The penalties for a domestic violence conviction always include exposure to being put in custody and having to pay a fine. If a person receives a misdemeanor charge and has already spent some time in jail, then they may get credit for that time. They may also receive additional jail time. Alternatively, they may be ordered to wear electronic monitoring equipment or enter a sheriff’s work alternative program. Whether or not a defendant is eligible for those types of alternatives really depends on the situation. If a defendant is the sole income provider for their family, and their family would be put in a more detrimental situation if they went to jail, then they may allow that person to participate in an alternative program instead.

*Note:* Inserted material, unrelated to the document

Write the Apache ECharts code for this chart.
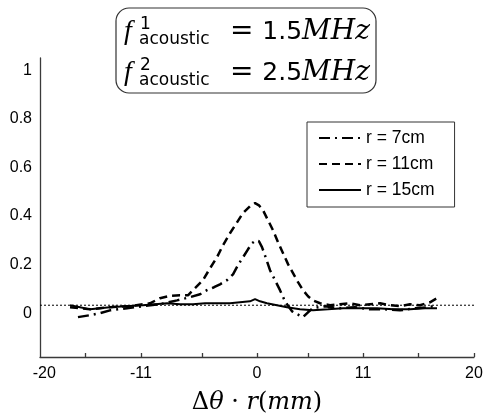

There may be some sort of custodial time, and whether or not it actually has to be served in jail depends on negotiations. There will usually be an anger management class in the form of a 52-week batterer’s treatment program or domestic violence counseling that is required. In addition, if the victim does not want to have contact with the defendant, then the court will order that the defendant have no contact with the victim in any way (electronic, phone, mail, etc.) and stay 100 yards away from them. If the victim does want to have contact, then it will usually be a peaceful contact order, which allows the defendant to speak to and be in the presence of the victim so long as all of that contact remains peaceful; the defendant cannot harass, annoy, or molest the victim. Beyond counseling and custodial time, there may be some fines.
If it’s a felony, then there is a possibility of a state prison sentence; however, it can sometimes be negotiated down to the county jail or some other alternative but that depends on the defendant’s background and whether or not there are any prior convictions. Prior violent offenses or domestic violence offenses can enhance the penalties for this particular type of charge.